Londres fue el escenario del último atentado mortal en una gran capital europea, pocos días después del que tuvo lugar en el aeropuerto parisino de Orly y coincidiendo con el primer aniversario de la matanza yihadista en Bruselas. Cinco muertos, entre ellos el responsable del ataque a las puertas del palacio de Westminster, y cuatro decenas de heridos es el primer balance de víctimas en la capital británica sin que, por el momento, Scotland Yard haya facilitado datos sobre el autor, aunque sí ha apuntado al terrorismo islamista. La seguridad, a la vista de la sucesión de acontecimientos, es un concepto relativo en numerosos países occidentales, donde los atentados –sea cual sea su motivación– tienen una enorme repercusión mediática.

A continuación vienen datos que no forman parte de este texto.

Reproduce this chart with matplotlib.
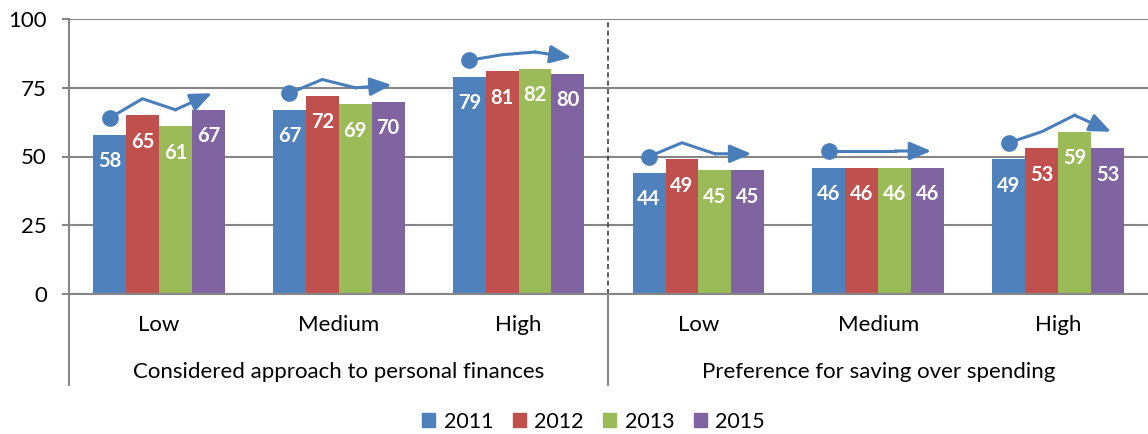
import numpy as np
import matplotlib
matplotlib.use('Agg')
import matplotlib.pyplot as plt
from matplotlib.patches import Patch

plt.rcParams['font.family'] = ['Lato', 'DejaVu Sans']

# Datos por grupo (porcentajes)
grupos = ['Considered approach to personal finances', 'Preference for saving over spending']
niveles = ['Low', 'Medium', 'High', 'Low', 'Medium', 'High']
anios = ['2011', '2012', '2013', '2015']
valores_2011 = [58, 67, 79, 44, 46, 49]
valores_2012 = [65, 72, 81, 49, 46, 53]
valores_2013 = [61, 69, 82, 45, 46, 59]
valores_2015 = [67, 70, 80, 45, 46, 53]
colores = ['#4F81BD', '#C0504D', '#9BBB59', '#8064A2']
color_tendencia = '#4A7EBB'
gris = '#868686'

series = [valores_2011, valores_2012, valores_2013, valores_2015]

fig = plt.figure(figsize=(11.48, 4.34), dpi=100)
ax = fig.add_axes([69 / 1148, 1 - 294 / 434, 1 - 69 / 1148, 275 / 434])

x = np.arange(len(niveles))
ancho = 0.183
desplaz = (np.arange(4) - 1.5) * ancho

for i, (vals, col) in enumerate(zip(series, colores)):
    barras = ax.bar(x + desplaz[i], vals, width=ancho, color=col, zorder=2)
    for b, v in zip(barras, vals):
        ax.annotate(str(v), (b.get_x() + b.get_width() / 2, v), xytext=(0, -19),
                    textcoords='offset points', ha='center', va='center',
                    color='white', fontsize=14.5, fontweight='bold', zorder=3)

# Flechas de tendencia sobre cada grupo
for g in range(len(niveles)):
    xs = x[g] + desplaz
    ys = np.array([s[g] for s in series]) + 6
    ax.plot(xs[:3], ys[:3], color=color_tendencia, lw=2.2, zorder=4,
            solid_joinstyle='miter')
    ax.plot(xs[0], ys[0], 'o', color=color_tendencia, ms=11, zorder=4)
    ax.annotate('', xy=(xs[3] + 0.02, ys[3]), xytext=(xs[2], ys[2]),
                arrowprops=dict(arrowstyle='-|>,head_length=1.3,head_width=0.55',
                                color=color_tendencia, lw=2.2, shrinkA=0, shrinkB=0),
                zorder=4)

ax.set_xlim(-0.5, len(niveles) - 0.5)
ax.set_ylim(0, 100)
ax.set_yticks([0, 25, 50, 75, 100])
ax.tick_params(axis='y', labelsize=16, length=5, color=gris, width=1.5, pad=11)
ax.set_xticks([])
ax.yaxis.grid(True, color=gris, lw=1.5, zorder=0)
ax.set_axisbelow(True)
for lado in ['top', 'right']:
    ax.spines[lado].set_visible(False)
for lado in ['left', 'bottom']:
    ax.spines[lado].set_color(gris)
    ax.spines[lado].set_linewidth(1.5)

# Separador entre bloques
ax.axvline(2.5, color='#404040', lw=1.2, ls=(0, (3, 2)), zorder=1)

trans = ax.get_xaxis_transform()
for xi, nivel in zip(x, niveles):
    ax.text(xi, -0.112, nivel, transform=trans, ha='center', va='center', fontsize=16)
for j, titulo in enumerate(grupos):
    ax.text(1 + 3 * j, -0.283, titulo, transform=trans, ha='center', va='center', fontsize=16)
for xs in [-0.5, 2.5]:
    ax.plot([xs, xs], [0, -0.33], transform=trans, color=gris, lw=1.5, clip_on=False)

handles = [Patch(color=c) for c in colores]
fig.legend(handles, anios, loc='center', bbox_to_anchor=(0.517, 0.028), ncol=4,
           frameon=False, fontsize=15.5, handlelength=0.6, handleheight=0.6,
           handletextpad=0.4, columnspacing=0.9)

fig.savefig('out.png', dpi=100)
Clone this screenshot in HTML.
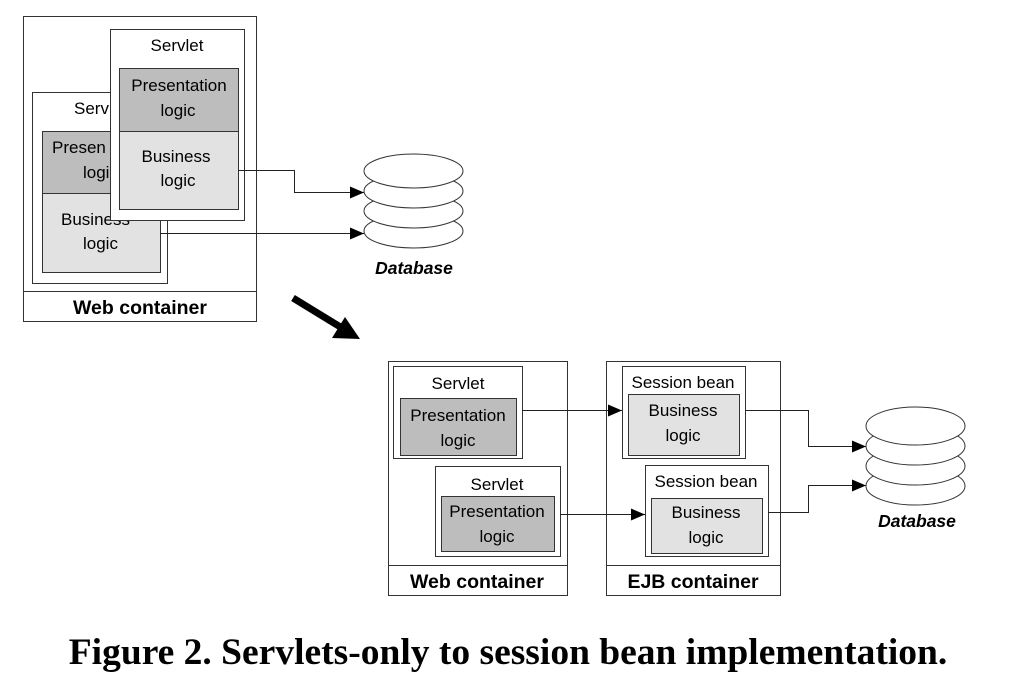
<!DOCTYPE html>
<html><head><style>
html,body{margin:0;padding:0;background:#fff;width:1010px;height:694px;overflow:hidden}
svg{display:block}
text{font-family:"Liberation Sans",sans-serif;fill:#000}
</style></head><body>
<svg width="1010" height="694" viewBox="0 0 1010 694" xmlns="http://www.w3.org/2000/svg">
<defs>
<marker id="ah" markerWidth="14" markerHeight="12" refX="14" refY="6" orient="auto" markerUnits="userSpaceOnUse">
<path d="M0,0 L14,6 L0,12 Z" fill="#000"/></marker>
</defs>
<g stroke="#333" stroke-width="1" fill="none">
<rect x="23.5" y="16.5" width="233" height="305" fill="#fff"/>
<line x1="23" y1="291.5" x2="256" y2="291.5"/>
<rect x="32.5" y="92.5" width="135" height="191" fill="#fff"/>
<rect x="42.5" y="131.5" width="118" height="62" fill="#bdbdbd"/>
<rect x="42.5" y="193.5" width="118" height="79" fill="#e2e2e2"/>
</g>
<g font-size="17">
<text x="74" y="114">Serv</text>
<text x="52" y="153">Presen</text>
<text x="83" y="178">logi</text>
<text x="61" y="225">Business</text>
<text x="83" y="249">logic</text>
</g>
<g stroke="#333" stroke-width="1" fill="none">
<rect x="110.5" y="29.5" width="134" height="191" fill="#fff"/>
<rect x="119.5" y="68.5" width="119" height="63" fill="#bdbdbd"/>
<rect x="119.5" y="131.5" width="119" height="78" fill="#e2e2e2"/>
</g>
<g font-size="17" text-anchor="middle">
<text x="177" y="51">Servlet</text>
<text x="179" y="91">Presentation</text>
<text x="178" y="116">logic</text>
<text x="176" y="162">Business</text>
<text x="178" y="186">logic</text>
</g>
<text x="140" y="314" font-size="19.5" font-weight="bold" text-anchor="middle">Web container</text>
<g stroke="#222" stroke-width="1" fill="none">
<polyline points="238,170.5 294.5,170.5 294.5,192.5 364,192.5" marker-end="url(#ah)"/>
<polyline points="160,233.5 364,233.5" marker-end="url(#ah)"/>
</g>
<g stroke="#333" stroke-width="1" fill="#fff">
<ellipse cx="413.5" cy="231" rx="49.5" ry="17"/>
<ellipse cx="413.5" cy="211" rx="49.5" ry="17"/>
<ellipse cx="413.5" cy="191" rx="49.5" ry="17"/>
<ellipse cx="413.5" cy="171" rx="49.5" ry="17"/>
</g>
<text x="414" y="274" font-size="17.5" font-weight="bold" font-style="italic" text-anchor="middle">Database</text>
<line x1="293" y1="298" x2="342" y2="328" stroke="#000" stroke-width="7"/>
<path d="M360,339 L332,338 L345,317 Z" fill="#000"/>
<g stroke="#333" stroke-width="1" fill="none">
<rect x="388.5" y="361.5" width="179" height="234" fill="#fff"/>
<line x1="388" y1="565.5" x2="567" y2="565.5"/>
<rect x="393.5" y="366.5" width="129" height="92"/>
<rect x="400.5" y="398.5" width="116" height="57" fill="#bdbdbd"/>
<rect x="435.5" y="466.5" width="125" height="90"/>
<rect x="441.5" y="496.5" width="113" height="55" fill="#bdbdbd"/>
<rect x="606.5" y="361.5" width="174" height="234" fill="#fff"/>
<line x1="606" y1="565.5" x2="780" y2="565.5"/>
<rect x="622.5" y="366.5" width="123" height="92"/>
<rect x="628.5" y="394.5" width="111" height="61" fill="#e2e2e2"/>
<rect x="645.5" y="465.5" width="123" height="91"/>
<rect x="651.5" y="498.5" width="111" height="55" fill="#e2e2e2"/>
</g>
<g font-size="17" text-anchor="middle">
<text x="458" y="389">Servlet</text>
<text x="458" y="421">Presentation</text>
<text x="458" y="446">logic</text>
<text x="497" y="490">Servlet</text>
<text x="497" y="517">Presentation</text>
<text x="497" y="542">logic</text>
<text x="683" y="388">Session bean</text>
<text x="683" y="416">Business</text>
<text x="683" y="441">logic</text>
<text x="706" y="487">Session bean</text>
<text x="706" y="518">Business</text>
<text x="706" y="543">logic</text>
</g>
<text x="477" y="588" font-size="19.5" font-weight="bold" text-anchor="middle">Web container</text>
<text x="693" y="588" font-size="19.5" font-weight="bold" text-anchor="middle">EJB container</text>
<g stroke="#222" stroke-width="1" fill="none">
<line x1="522" y1="410.5" x2="622" y2="410.5" marker-end="url(#ah)"/>
<line x1="560" y1="514.5" x2="645" y2="514.5" marker-end="url(#ah)"/>
<polyline points="745,410.5 808.5,410.5 808.5,446.5 866,446.5" marker-end="url(#ah)"/>
<polyline points="768,512.5 808.5,512.5 808.5,485.5 866,485.5" marker-end="url(#ah)"/>
</g>
<g stroke="#333" stroke-width="1" fill="#fff">
<ellipse cx="915.5" cy="486" rx="49.5" ry="19"/>
<ellipse cx="915.5" cy="466" rx="49.5" ry="19"/>
<ellipse cx="915.5" cy="446" rx="49.5" ry="19"/>
<ellipse cx="915.5" cy="426" rx="49.5" ry="19"/>
</g>
<text x="917" y="527" font-size="17.5" font-weight="bold" font-style="italic" text-anchor="middle">Database</text>
<text x="508" y="664" font-size="37.5" font-weight="bold" text-anchor="middle" style="font-family:'Liberation Serif',serif">Figure 2. Servlets-only to session bean implementation.</text>
</svg>
</body></html>
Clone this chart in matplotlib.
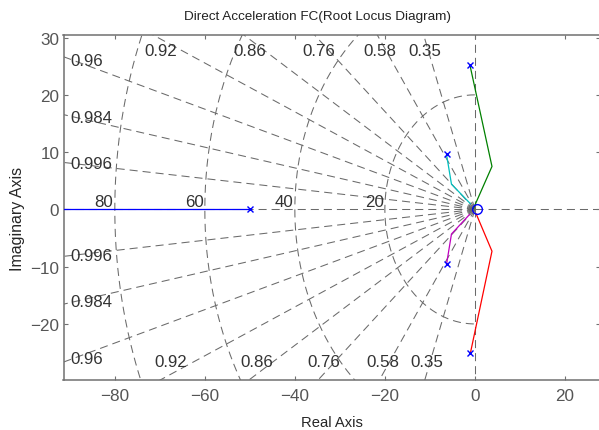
import numpy as np
import matplotlib
matplotlib.use("Agg")
import matplotlib.pyplot as plt

plt.rcParams['font.family'] = ['Liberation Sans', 'DejaVu Sans']
plt.rcParams['lines.scale_dashes'] = False

# ---------------- data ----------------
title = "Direct Acceleration FC(Root Locus Diagram)"
xlabel = "Real Axis"
ylabel = "Imaginary Axis"

xlim = (-91.4, 27.8)
ylim = (-29.7, 30.45)
xticks = [-80, -60, -40, -20, 0, 20]
yticks = [-20, -10, 0, 10, 20, 30]

zeta_values = [0.35, 0.58, 0.76, 0.86, 0.92, 0.96, 0.984, 0.996]
wn_values = [20, 40, 60, 80]

pole_re = [-50.0, -1.1, -1.0, -6.3, -6.3]
pole_im = [0.0, 25.2, -25.1, 9.6, -9.6]
zero_re = [0.5]
zero_im = [0.0]

branch_blue_re = [-50.0, -120.0]
branch_blue_im = [0.0, 0.0]
branch_green_re = [-1.1, 3.8, -0.3]
branch_green_im = [25.2, 7.5, 0.2]
branch_red_re = [-1.0, 3.8, 0.3]
branch_red_im = [-25.1, -7.3, -0.8]
branch_cyan_re = [-6.3, -5.2, -1.0]
branch_cyan_im = [9.6, 4.4, 1.0]
branch_magenta_re = [-6.3, -5.2, -1.2]
branch_magenta_im = [-9.6, -4.3, -0.9]

# ---------------- figure ----------------
W, H = 599, 431
fig = plt.figure(figsize=(W / 100, H / 100), dpi=100)
ax_left, ax_right = 63.5, 600.0
ax_top, ax_bot = 36.0, 380.5
ax = fig.add_axes([ax_left / W, 1 - ax_bot / H, (ax_right - ax_left) / W, (ax_bot - ax_top) / H])
ax.set_xlim(*xlim)
ax.set_ylim(*ylim)

grid_color = '#6a6a6a'
dash = (0, (5.8, 3.6))
glw = 0.75

# zeta lines (from origin outward)
R = 300
for z in zeta_values:
    th = np.arccos(z)
    for s in (1, -1):
        ax.plot([0, -R * np.cos(th)], [0, s * R * np.sin(th)], color=grid_color,
                lw=glw, linestyle=dash, zorder=1)
# imaginary axis and real axis
ax.plot([0, 0], [0, R], color=grid_color, lw=glw, linestyle=dash, zorder=1)
ax.plot([0, 0], [0, -R], color=grid_color, lw=glw, linestyle=dash, zorder=1)
ax.plot([0, -R], [0, 0], color=grid_color, lw=glw, linestyle=dash, zorder=1)
ax.plot([0, R], [0, 0], color=grid_color, lw=glw, linestyle=dash, zorder=1)

# natural frequency arcs
phi = np.linspace(np.pi / 2, 3 * np.pi / 2, 400)
for wn in wn_values:
    ax.plot(wn * np.cos(phi), wn * np.sin(phi), color=grid_color, lw=glw,
            linestyle=dash, zorder=1)

# labels for zeta lines
lab_color = '#333333'
lab_fs = 12.2
for z in zeta_values:
    th = np.arccos(z)
    t = np.tan(th)
    y_edge = -89.0 * -t  # y at left side
    if abs(89.0 * t) < 29.0:
        yl = 89.0 * t
        for s in (1, -1):
            ax.text(-89.8, s * yl, f"{z:g}", ha='left', va='center',
                    fontsize=lab_fs, color=lab_color, zorder=3)
    else:
        ax.text(-29.7 / t, 27.8, f"{z:g}", ha='center', va='center',
                fontsize=lab_fs, color=lab_color, zorder=3)
        ax.text(-28.8 / t, -26.6, f"{z:g}", ha='center', va='center',
                fontsize=lab_fs, color=lab_color, zorder=3)

for wn in wn_values:
    ax.text(-wn - 0.3, 0.6, f"{wn}", ha='right', va='baseline',
            fontsize=lab_fs, color=lab_color, zorder=3)

# root locus branches
llw = 0.9
ax.plot(branch_blue_re, branch_blue_im, color=(0, 0, 1), lw=llw, zorder=4)
ax.plot(branch_green_re, branch_green_im, color=(0, 0.5, 0), lw=llw, zorder=4)
ax.plot(branch_red_re, branch_red_im, color=(1, 0, 0), lw=llw, zorder=4)
ax.plot(branch_cyan_re, branch_cyan_im, color=(0, 0.75, 0.75), lw=llw, zorder=4)
ax.plot(branch_magenta_re, branch_magenta_im, color=(0.75, 0, 0.75), lw=llw, zorder=4)

ax.plot(pole_re, pole_im, linestyle='none', marker='x', color='blue', markersize=5,
        markeredgewidth=1.0, zorder=5)
ax.plot(zero_re, zero_im, linestyle='none', marker='o', markerfacecolor='none',
        markeredgecolor='blue', markersize=7, markeredgewidth=1.0, zorder=5)

# axes style
spine_color = '#707070'
for sp in ax.spines.values():
    sp.set_color(spine_color)
    sp.set_linewidth(1.1)
ax.set_xticks(xticks)
ax.set_yticks(yticks)
ax.tick_params(direction='in', length=3, width=0.8, color=spine_color,
               labelcolor='#555555', labelsize=12.3, top=True, right=True)
ax.tick_params(axis='x', pad=6)
ax.tick_params(axis='y', pad=3)

fig.text(317 / W, 1 - 17 / H, title, ha='center', va='center', fontsize=9.7, color='#222222')
fig.text(332 / W, 1 - 423 / H, xlabel, ha='center', va='center', fontsize=10.6, color='#262626')
fig.text(17.5 / W, 1 - 219 / H, ylabel, ha='center', va='center', rotation=90,
         fontsize=11.5, color='#262626')

fig.savefig("out.png", dpi=100)
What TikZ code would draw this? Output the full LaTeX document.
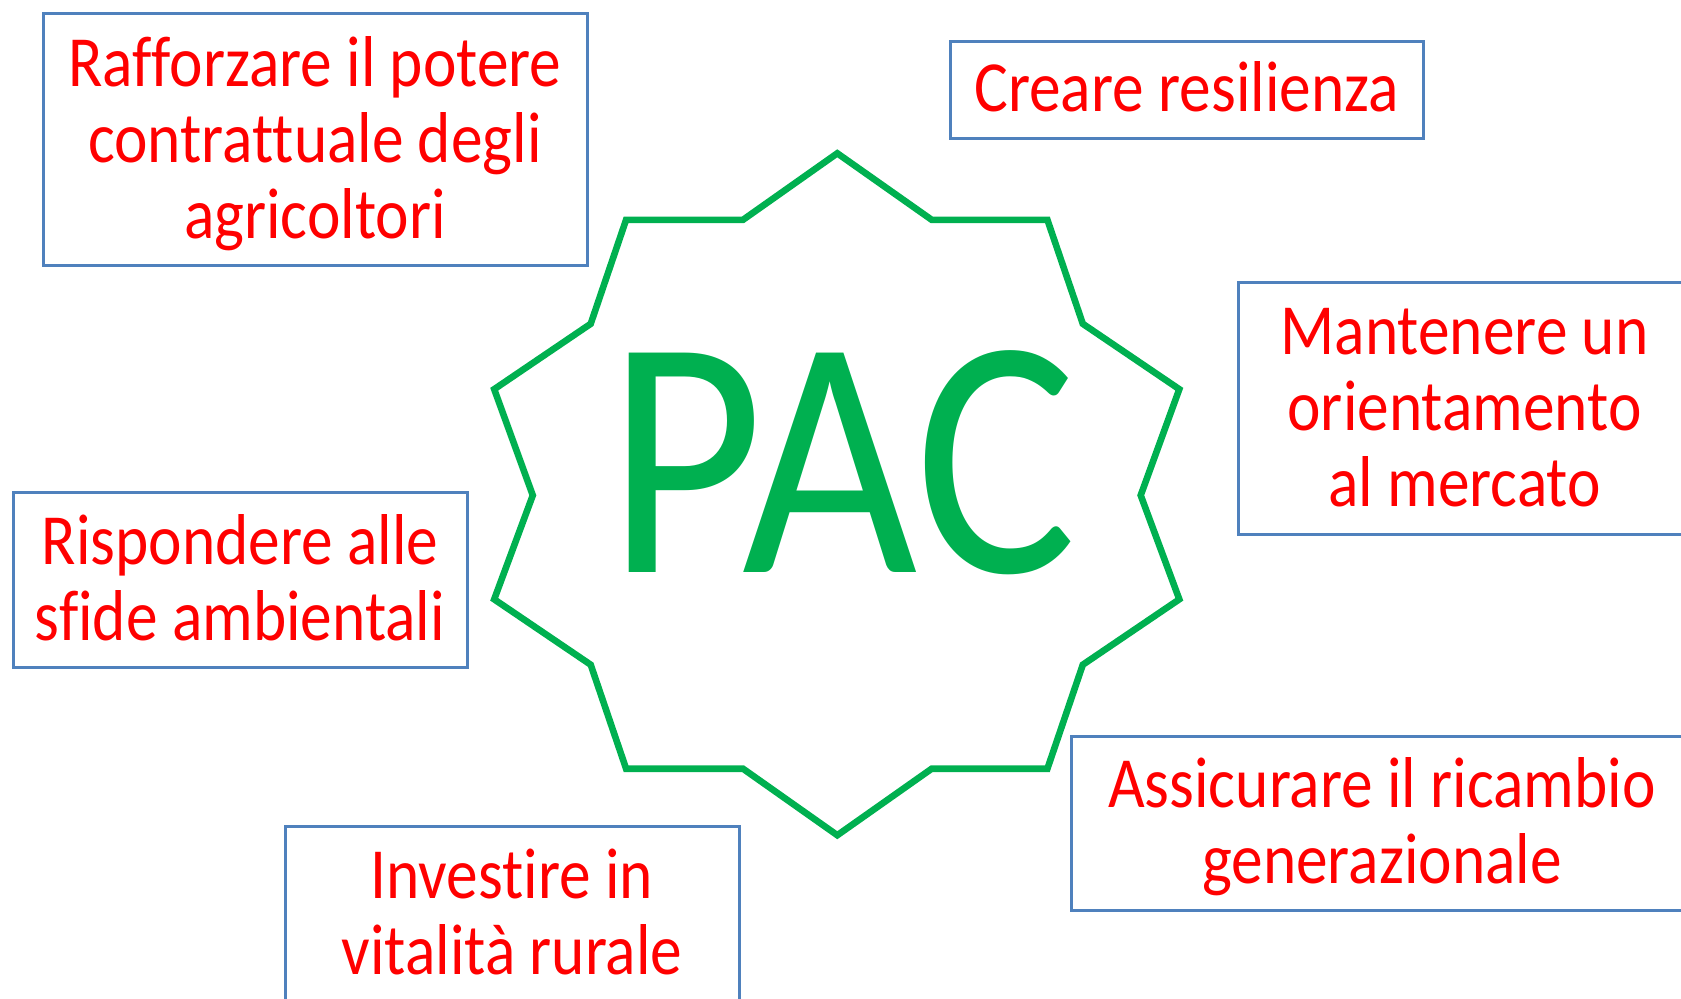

Oleada imparable. En los últimos años, la lista de atentados que han tenido lugar en capitales y ciudades importantes de Europa es larga, muy larga. En la práctica totalidad de las acciones hay un denominador común, lo más preocupante: no hay ningún tipo de selección previa de las víctimas; al contrario, cuanto más indiscriminado y masivo es el atentado, mayor es el éxito que se atribuyen los organizadores. Lo ocurrido en Londres no es una excepción. El último episodio de esta trágica cadena que no parece tener fin ha consistido en una alocada carrera atropellando a peatones sobre el puente de Westminster hasta estrellar el vehículo contra la valla del Parlamento y atacar mortalmente con un gran cuchillo a un agente hasta ser abatido por la policía.

Desconcierto policial. Hay que admitir que en esta trágica dinámica, la intervención de los llamados ‘lobos solitarios’ –asesinos que actúan al margen de cualquier tipo de organización– está muy lejos de considerarse controlada por la policía o los servicios de inteligencia. Este dramático fenómeno, sin embargo, sólo podrá ser neutralizado desde la perseverancia y la colaboración internacional, actuando tanto en el origen de la radicalización del mensaje antioccidental como sobre el propio terreno.